A captioning class action lawsuit brought by a group of hearing-impaired plaintiffs against several Hollywood studios and other media giants including Disney and Universal Studios has hit a brick wall following a federal judge’s dismissal.
U.S. District Judge Stephen V. Wilson granted a dismissal motion for all named defendants including Netflix Inc., Sony Pictures Corp., Warner Bros. Entertainment Inc., Universal Studios and The Walt Disney Company, finding the plaintiffs failed to adequately plead their claims.
Judge Wilson also determined that the claims attack protected speech in a way that runs afoul of the California anti-SLAPP (Strategic Litigation Against Public Participation) statute.
The judge dismissed the plaintiffs’ claims with prejudice, meaning they will not get a chance to amend the defects in their pleadings.
The plaintiffs began this captioning class action lawsuit in October 2015. Claimants led by lead plaintiff Christine Anthony said the entertainment company defendants falsely label some of the media content in their DVD and streaming video services as having subtitles or captioning, when the captioning failed to include song lyrics.
They allege the missing lyrics are crucial to understanding the premise of a show or its plot development.
Furthermore, they argued the lack of captioning for song lyrics made the products mislabeled.

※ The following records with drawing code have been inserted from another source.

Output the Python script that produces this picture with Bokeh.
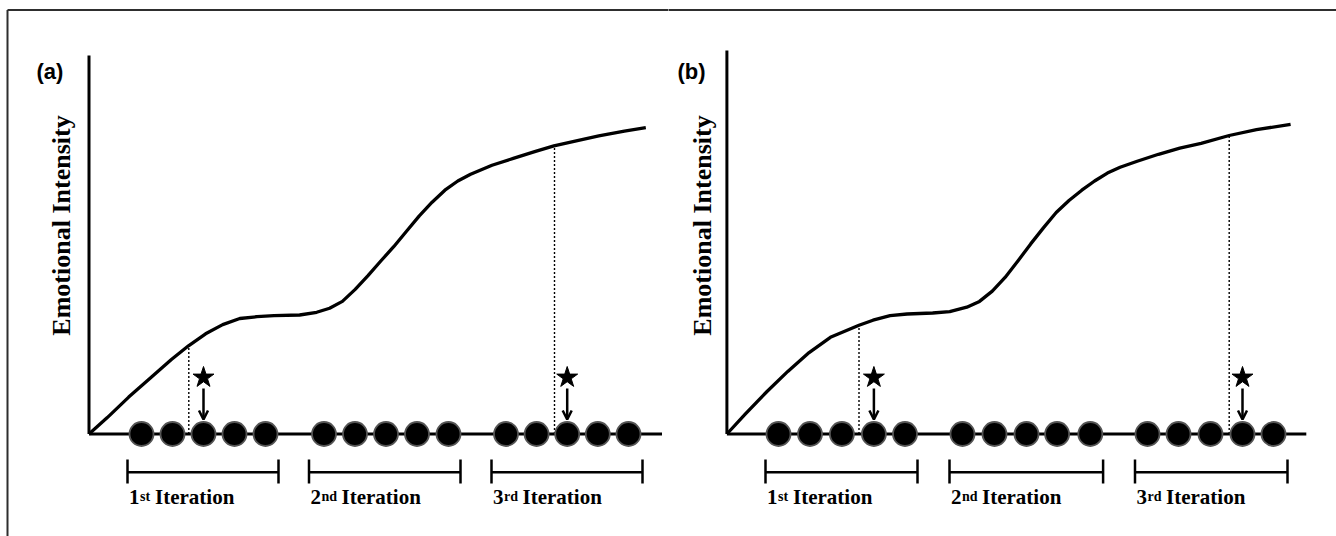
import numpy as np
from bokeh.plotting import figure
from bokeh.layouts import row
from bokeh.models import ColumnDataSource, Arrow, OpenHead, Range1d
from bokeh.core.properties import value
from bokeh.embed import file_html
from bokeh.resources import INLINE

# ---------------- data (time units / intensity units) ----------------
curve_a_x = [0, 1.83, 3.97, 6.11, 8.24, 9.95, 11.66, 13.37, 15.08, 16.79, 18.5, 21.06, 22.77,
             24.06, 25.34, 26.62, 27.9, 29.18, 30.47, 31.75, 33.03, 34.31, 35.59, 36.88, 38.16,
             40.3, 42.43, 44.57, 46.49, 48.84, 50.98, 53.54, 55.68]
curve_a_y = [0, 1.64, 3.69, 5.57, 7.45, 8.82, 10.02, 10.94, 11.55, 11.73, 11.83, 11.9, 12.17,
             12.58, 13.26, 14.46, 15.83, 17.3, 18.73, 20.27, 21.81, 23.18, 24.38, 25.3, 25.98,
             26.87, 27.56, 28.24, 28.82, 29.33, 29.81, 30.29, 30.63]

curve_b_x = [0, 1.83, 3.96, 6.09, 8.22, 10.35, 13.21, 14.61, 16.32, 18.02, 20.58, 22.28, 23.99,
             25.26, 26.54, 27.82, 29.1, 30.38, 31.65, 32.93, 34.21, 35.49, 36.77, 38.05, 39.32,
             41.03, 43.16, 45.29, 47.42, 50.23, 52.96, 56.37]
curve_b_y = [0, 1.98, 4.2, 6.26, 8.14, 9.67, 10.87, 11.38, 11.83, 12.0, 12.1, 12.24, 12.68,
             13.26, 14.29, 15.66, 17.3, 19.01, 20.61, 22.15, 23.35, 24.38, 25.3, 26.09, 26.67,
             27.28, 27.97, 28.58, 29.06, 29.85, 30.43, 30.97]

# sessions (circles) on the time axis, 3 iterations x 5
sessions_a = [5.25, 8.35, 11.45, 14.55, 17.65,
              23.5, 26.6, 29.7, 32.8, 35.95,
              41.7, 44.76, 47.82, 50.88, 53.95]
sessions_b = [5.16, 8.31, 11.5, 14.7, 17.81,
              23.56, 26.76, 29.96, 33.02, 36.34,
              42.06, 45.16, 48.36, 51.56, 54.66]

# index of the starred session
star_idx_a = [2, 12]
star_idx_b = [3, 13]

# dotted drop lines (time, intensity on the curve)
drop_a_x = [9.98, 46.55]
drop_a_y = [8.8, 28.85]
drop_b_x = [13.21, 50.23]
drop_b_y = [10.87, 29.85]

# iteration brackets (time)
iter_left_a = [3.85, 22.0, 40.25]
iter_right_a = [18.95, 37.15, 55.35]
iter_left_b = [3.86, 22.26, 40.81]
iter_right_b = [19.06, 37.62, 56.06]

iter_nums = ["1", "2", "3"]
iter_sups = ["st", "nd", "rd"]
iter_word = "Iteration"
y_title = "Emotional Intensity"
panel_labels = ["(a)", "(b)"]

# axis extents (time end, intensity end)
axis_a = (57.3, 37.85)
axis_b = (57.94, 38.35)

# ---------------- layout / style constants ----------------
W, H = 668, 536
PX = 10.0                      # pixels per unit
Y_START = -10.25
Y_END = Y_START + H / PX
FRAME_TOP = 42.4               # outer frame top edge (intensity units)
FRAME_LEFT_A = -8.15           # outer frame left edge in panel (a)
STAR_Y = 5.65
ARROW_TOP, ARROW_TIP = 4.55, 1.45
BR_Y, BR_TOP, BR_BOT = -3.82, -2.55, -4.95
LABEL_Y = -6.25
SERIF = value("Liberation Serif")
SANS = value("Liberation Sans")


def make_panel(label, x_start, cx, cy, sessions, star_idx, drop_x, drop_y,
               br_left, br_right, axis_ext, title_x, label_x, left_border):
    x_end = x_start + W / PX
    p = figure(width=W, height=H, x_range=Range1d(x_start, x_end),
               y_range=Range1d(Y_START, Y_END), output_backend="svg",
               toolbar_location=None, x_axis_type=None, y_axis_type=None,
               min_border=0, outline_line_color=None, background_fill_color="white",
               border_fill_color="white")

    # outer frame (open at right and bottom)
    fx0 = FRAME_LEFT_A if left_border else x_start - 1
    p.segment(x0=[fx0], y0=[FRAME_TOP], x1=[x_end + 1], y1=[FRAME_TOP],
              line_color="#2e2e2e", line_width=2)
    if left_border:
        p.segment(x0=[FRAME_LEFT_A], y0=[FRAME_TOP], x1=[FRAME_LEFT_A], y1=[Y_START - 1],
                  line_color="#2e2e2e", line_width=2)

    # axes
    p.segment(x0=[0, 0], y0=[0, 0], x1=[axis_ext[0], 0], y1=[0, axis_ext[1]],
              line_color="black", line_width=3)

    # dotted drop lines
    p.segment(x0=drop_x, y0=[0] * len(drop_x), x1=drop_x, y1=drop_y,
              line_color="black", line_width=1.4, line_dash="2 2")

    # curve
    p.line(cx, cy, line_color="black", line_width=3.3, line_join="round")

    # sessions
    p.scatter(x=sessions, y=[0] * len(sessions), size=24, fill_color="black",
              line_color="#555555", line_width=1.8)

    # stars + arrows
    sx = [sessions[i] for i in star_idx]
    p.scatter(x=sx, y=[STAR_Y] * len(sx), marker="star", size=22,
              fill_color="black", line_color="black")
    src = ColumnDataSource(dict(x=sx, y0=[ARROW_TOP] * len(sx), y1=[ARROW_TIP] * len(sx)))
    p.add_layout(Arrow(end=OpenHead(size=9, line_width=2.5, line_color="black"),
                       x_start="x", y_start="y0", x_end="x", y_end="y1",
                       source=src, line_width=2.5, line_color="black"))

    # brackets
    n = len(br_left)
    p.segment(x0=br_left, y0=[BR_Y] * n, x1=br_right, y1=[BR_Y] * n,
              line_color="black", line_width=2.5)
    p.segment(x0=br_left + br_right, y0=[BR_TOP] * (2 * n), x1=br_left + br_right,
              y1=[BR_BOT] * (2 * n), line_color="black", line_width=2.5)

    # iteration labels
    p.text(x=br_left, y=[LABEL_Y] * n, text=iter_nums, x_offset=1.5,
           text_font=SERIF, text_font_style="bold", text_font_size="21px",
           text_baseline="alphabetic", text_align="left", text_color="black")
    p.text(x=br_left, y=[LABEL_Y] * n, text=iter_sups, x_offset=12.5,
           text_font=SERIF, text_font_style="bold", text_font_size="14px",
           text_baseline="alphabetic", text_align="left", text_color="black")
    p.text(x=br_left, y=[LABEL_Y] * n, text=[iter_word] * n, x_offset=[27.5, 32.5, 31],
           text_font=SERIF, text_font_style="bold", text_font_size="21px",
           text_baseline="alphabetic", text_align="left", text_color="black")

    # y title
    p.text(x=[title_x], y=[20.85], text=[y_title], angle=np.pi / 2,
           text_font=SERIF, text_font_style="bold", text_font_size="26px",
           text_align="center", text_baseline="alphabetic", text_color="black")

    # panel label
    p.text(x=[label_x], y=[36.3], text=[label], text_font=SANS, text_font_style="bold",
           text_font_size="22px", text_align="left", text_baseline="alphabetic",
           text_color="black")
    return p


pa = make_panel(panel_labels[0], -8.85, curve_a_x, curve_a_y, sessions_a, star_idx_a,
                drop_a_x, drop_a_y, iter_left_a, iter_right_a, axis_a, -2.75, -5.25, True)
pb = make_panel(panel_labels[1], -5.84, curve_b_x, curve_b_y, sessions_b, star_idx_b,
                drop_b_x, drop_b_y, iter_left_b, iter_right_b, axis_b, -2.41, -4.94, False)

layout = row(pa, pb)
open("out.html", "w").write(file_html(layout, INLINE))
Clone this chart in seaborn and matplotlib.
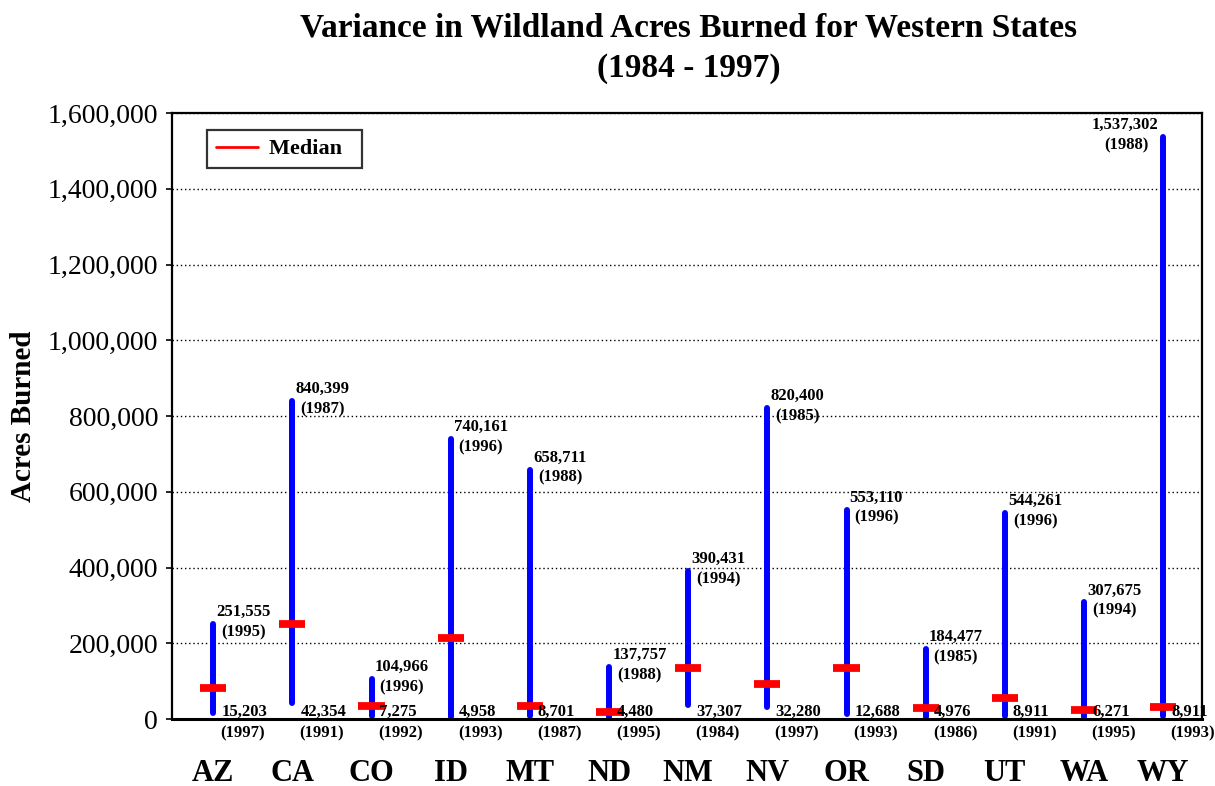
import matplotlib
matplotlib.use("Agg")
import matplotlib.pyplot as plt
from matplotlib.lines import Line2D
import seaborn as sns
import pandas as pd
import numpy as np

states = ["AZ", "CA", "CO", "ID", "MT", "ND", "NM", "NV", "OR", "SD", "UT", "WA", "WY"]
max_vals = [251555, 840399, 104966, 740161, 658711, 137757, 390431, 820400, 553110, 184477, 544261, 307675, 1537302]
max_years = ["1995", "1987", "1996", "1996", "1988", "1988", "1994", "1985", "1996", "1985", "1996", "1994", "1988"]
min_vals = [15203, 42354, 7275, 4958, 8701, 4480, 37307, 32280, 12688, 4976, 8911, 6271, 8911]
min_years = ["1997", "1991", "1992", "1993", "1987", "1995", "1984", "1997", "1993", "1986", "1991", "1995", "1993"]
medians = [82000, 251000, 35000, 215000, 35000, 19000, 135000, 93000, 135000, 30000, 56000, 24500, 32500]

sns.set_style("white")
plt.rcParams["font.family"] = ["Liberation Serif", "DejaVu Serif"]
plt.rcParams["text.color"] = "black"
plt.rcParams["axes.labelcolor"] = "black"
plt.rcParams["xtick.color"] = "black"
plt.rcParams["ytick.color"] = "black"

fig = plt.figure(figsize=(12.15, 7.86), dpi=100)
ax = fig.add_axes([0.1416, 0.0852, 0.8477, 0.771])

rng_df = pd.DataFrame({
    "state": states + states,
    "value": min_vals + max_vals,
})
sns.lineplot(data=rng_df, x="state", y="value", units="state", estimator=None,
             color="#0000ff", lw=4.3, solid_capstyle="round", ax=ax, legend=False)

pos = np.arange(len(states))
ax.hlines(medians, pos - 0.165, pos + 0.165, colors="#ff0000", lw=5.6, capstyle="butt", zorder=5)

fs = 12
for i, s in enumerate(states):
    if s == "WY":
        ax.text(i - 0.48, max_vals[i] + 32000, f"{max_vals[i]:,}", ha="center", va="center",
                fontsize=fs, fontweight="bold")
        ax.text(i - 0.47, max_vals[i] - 22000, f"({max_years[i]})", ha="center", va="center",
                fontsize=fs, fontweight="bold")
    else:
        ax.text(i + 0.04, max_vals[i] + 32000, f"{max_vals[i]:,}", ha="left", va="center",
                fontsize=fs, fontweight="bold")
        ax.text(i + 0.10, max_vals[i] - 22000, f"({max_years[i]})", ha="left", va="center",
                fontsize=fs, fontweight="bold")
    ax.text(i + 0.10, 18500, f"{min_vals[i]:,}", ha="left", va="center",
            fontsize=fs, fontweight="bold", clip_on=False, zorder=6)
    ax.text(i + 0.09, -39000, f"({min_years[i]})", ha="left", va="center",
            fontsize=fs, fontweight="bold", clip_on=False)

ax.set_xlim(-0.52, 12.49)
ax.set_ylim(0, 1600000)
ax.set_yticks(np.arange(0, 1600001, 200000))
ax.yaxis.set_major_formatter(matplotlib.ticker.FuncFormatter(lambda v, p: f"{int(v):,}"))
ax.tick_params(axis="y", labelsize=20, length=4, width=1.2, direction="out", left=True, pad=6,
               colors="black")
ax.tick_params(axis="x", labelsize=22, length=0, pad=29, colors="black")
for lab in ax.get_xticklabels():
    lab.set_fontweight("bold")
ax.set_xlabel("")
ax.set_ylabel("Acres Burned", fontsize=21, fontweight="bold", labelpad=8, color="black")

for v in np.arange(200000, 1600001, 200000):
    ax.axhline(v, color="black", lw=1.0, ls=(0, (1, 2)), zorder=0)

for sp in ax.spines.values():
    sp.set_visible(True)
    sp.set_color("black")
    sp.set_linewidth(1.6)
ax.spines["bottom"].set_linewidth(2.2)

leg_handle = Line2D([], [], color="#ff0000", lw=2)
leg = ax.legend([leg_handle], ["Median  "], loc="upper left", bbox_to_anchor=(0.034, 0.972),
                borderaxespad=0, frameon=True, fancybox=False, borderpad=0.4,
                handlelength=1.9, handletextpad=0.5,
                prop={"family": "Liberation Serif", "weight": "bold", "size": 16})
leg.get_frame().set_edgecolor("black")
leg.get_frame().set_linewidth(1.6)
for t in leg.get_texts():
    t.set_color("black")

fig.suptitle("Variance in Wildland Acres Burned for Western States\n(1984 - 1997)",
             x=0.567, y=0.984, fontsize=24, fontweight="bold", linespacing=1.4, color="black")

fig.savefig("out.png", dpi=100)
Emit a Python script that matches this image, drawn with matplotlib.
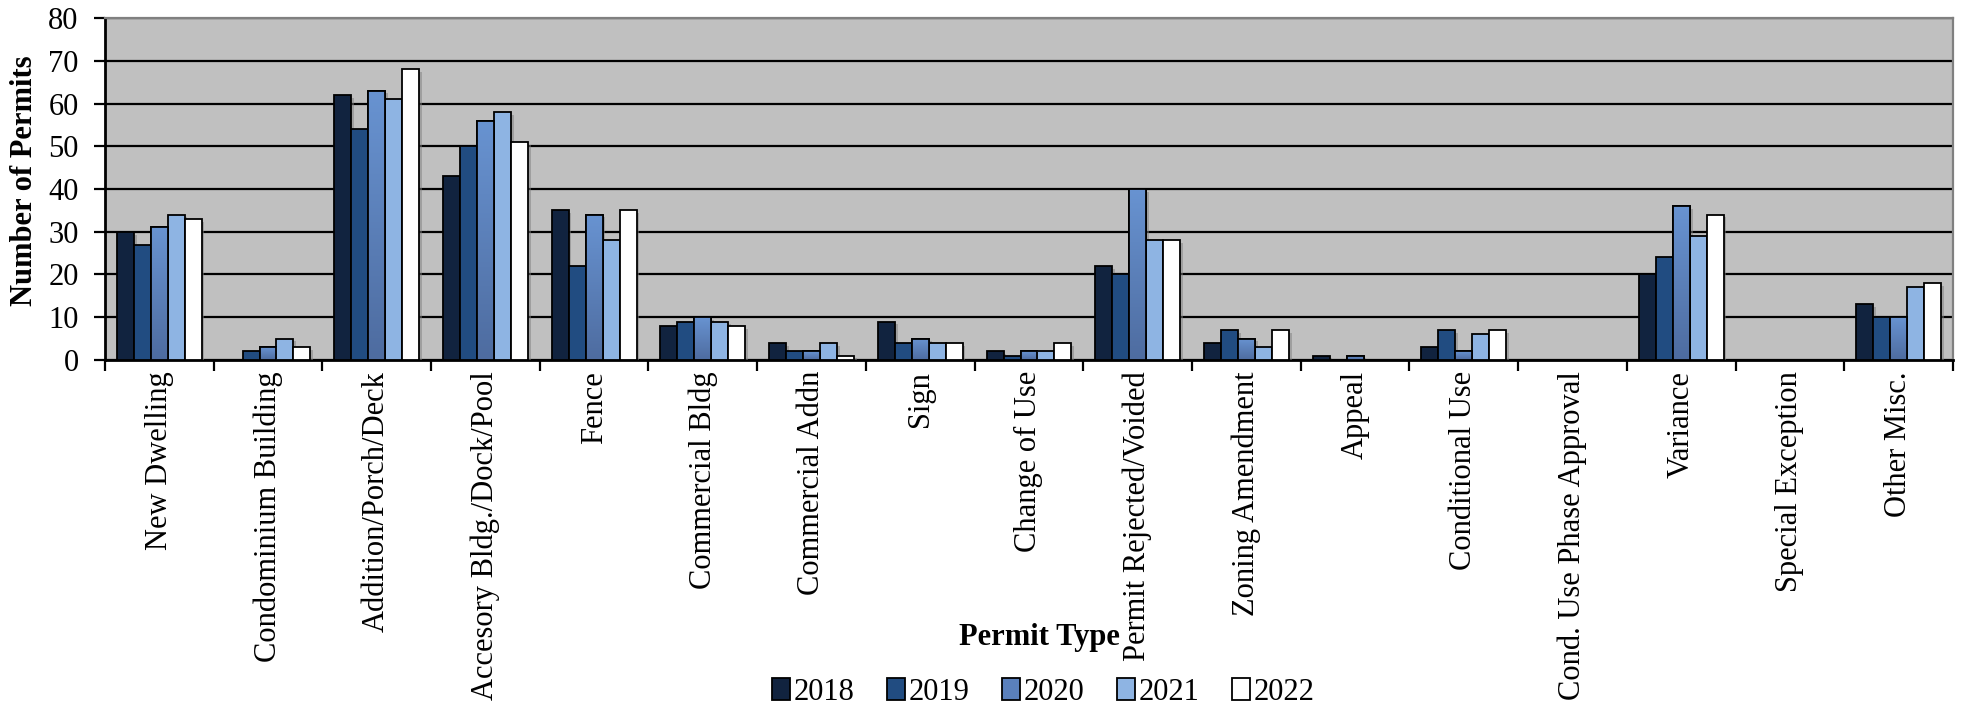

They say they were misled by representations that the DVDs and streaming media would contain captioning, depriving them of the experience they expected.
Their captioning class action lawsuit raises claims under California’s False Advertising Law, Unfair Competition Law, Consumer Legal Remedies Act, and the Song-Beverly Consumer Warranty Act.
Plaintiffs also allege the lack of captioning violates the Unruh Civil Rights Act by failing to provide equal services to hearing-impaired persons.
Judge Wilson dismissed the misrepresentation-based claims, finding that the plaintiffs failed to allege that a reasonable consumer would have been deceived by the defendants’ representations about captioning, or that they themselves had relied on the alleged misrepresentations in deciding to buy the media.
The judge said the plaintiffs’ warranty-based claims failed because warranties apply only to consumer goods, not media content.
Their civil rights claims fall short because the plaintiffs’ failed to allege the discrimination in question was intentional, the judge said.
Judge Wilson also granted the defendants’ separate motion to strike under California’s anti-SLAPP statute.
The statute was enacted to provide recourse, including assessment of fees, against meritless litigation that suppresses constitutionally protected speech.
Plaintiffs had argued that the captioning at issue was commercial speech, and therefore unprotected.
However, Judge Wilson disagreed finding that the captioning at issue constituted speech protected by the statute and that the defendants’ advertising constitutes acts that are in furtherance of the defendants’ right to free speech.
Judge Wilson determined that each of the plaintiffs’ claims attacks that speech and should be dismissed under the anti-SLAPP statute.
He issued his dismissal with prejudice since he saw no way in which the plaintiffs could fix the flaws in their pleadings by amending them.
The plaintiffs are represented by attorneys John A. Girardi and Jennifer L. Siegel of Girardi Keese.
The Disney, Universal Studios DVD Captioning Class Action Lawsuit is Anthony, et al. v. Buena Vista Home Entertainment Inc., et al., Case No. 2:15-cv-09593, in the U.S. District Court for the Central District of California.